One of the top agents of commercial fiction, Paige Wheeler has worked in the publishing industry for over 20 years. After stints in publishing in London, Paige started out as an editor for Harlequin Books in NY and then quickly moved to the agency side of the business. At Artists Agency, Paige learned the film and television business and repped award-winning writers, producers, and celebrities. In 1997, she formed Creative Media Agency (CMA), where she applied her knowledge of books and entertainment and her business became very successful very quickly. With a large client list, Paige decided to diversify and, in 2006, she co-created Folio Literary Management. Paige ran that company for eight years, and the business grew into a successful mid-sized agency with a large number of New York Times and award-winning authors. In 2014, she decided to once again pursue a boutique approach to agenting and relaunched CMA. Paige’s unique knowledge gives her the perspective required to fully manage the intellectual property rights of her clients, including domestic print, as well as foreign, film, and audio rights. Her wealth of experience demonstrates her dedication to maximizing her clients’ potential and grow their careers. Paige is proud to represent both bestselling and award-winning authors, and she has launched the career and built the brand for many New York Times, USA Today, Agatha, Rita, Shamus, and other notable award-winning and top-selling clients. She has worked with hundreds of authors over the course of her career, including Heather Graham, Nora Roberts, Robin Leach, Gordon Elliott, Candace Camp, Bob Vila, Karen Salmansohn, Kate Kingsbury, AJ Banner, Sheila Roberts, and the James Beard Foundation, to name a few. Paige loves to represent commercial and upscale fiction, as well as the mystery, thriller, psychological suspense, and romance genres. She also represents narrative and prescriptive nonfiction by authors with a significant platform and new ideas. Paige is ultimately looking for unique stories, fresh voices, and unexpected twists. Paige is a member of the Association of Authors’ Representatives, the Women’s Media Group, and the Authors Guild, as well as Romance Writers of America and Mystery Writers of America. [This agent's schedule is now full.]

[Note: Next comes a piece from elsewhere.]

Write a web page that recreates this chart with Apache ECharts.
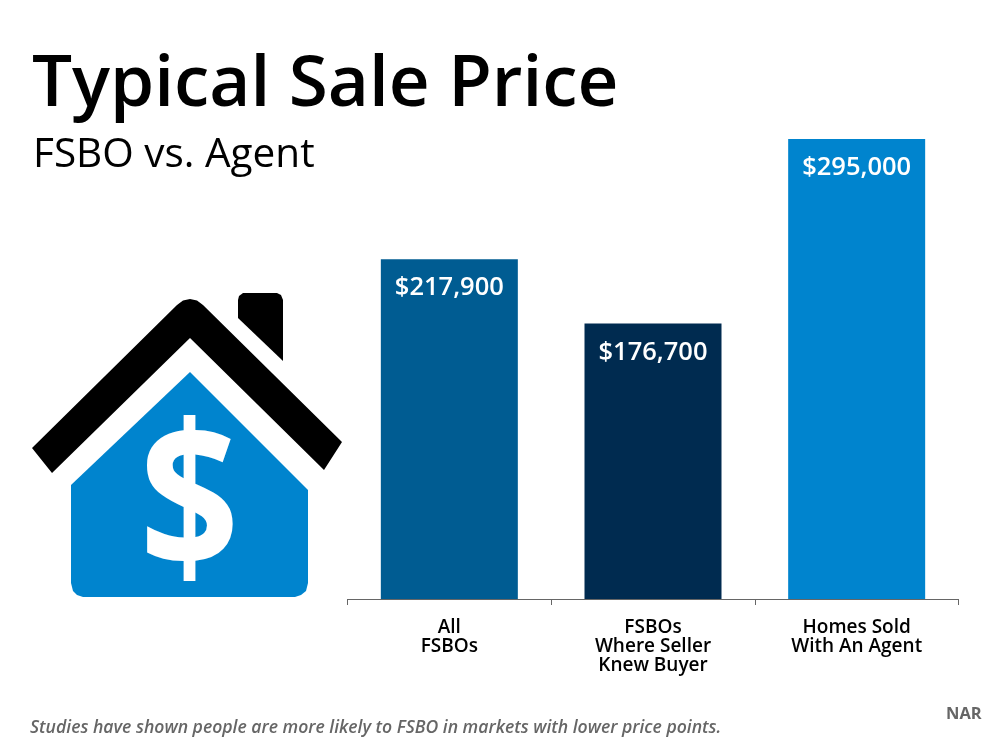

Roger S. Williams has worked in publishing for over 38 years. He has been a sales rep and sales manager at Bantam Doubleday Dell, co-owner of a bookstore, developer of one of the industry’s first websites, and V.P. of Field Sales at Simon & Schuster. In 2009, he hung out his shingle as an agent and, in August 2010, bought New England Publishing Associates, a literary agency founded in 1981. In 2015, NEPA became Roger Williams Agency. Roger Williams Agency manages rights and marketing for nonfiction, specifically history and military history, with an emphasis on American history, biography, or autobiography; "big think" business concepts; marketing; communications and consumerism; current events; politics, popular culture, and social policy; medicine and health; body, mind, and spirit; psychology and family relationships; the sciences; religion; nature and the environment; and language and reference. Roger is also a partner in the Pike and Powder Publishing Group LLP, which publishes mostly military history titles and is sold and distributed by Simon & Schuster.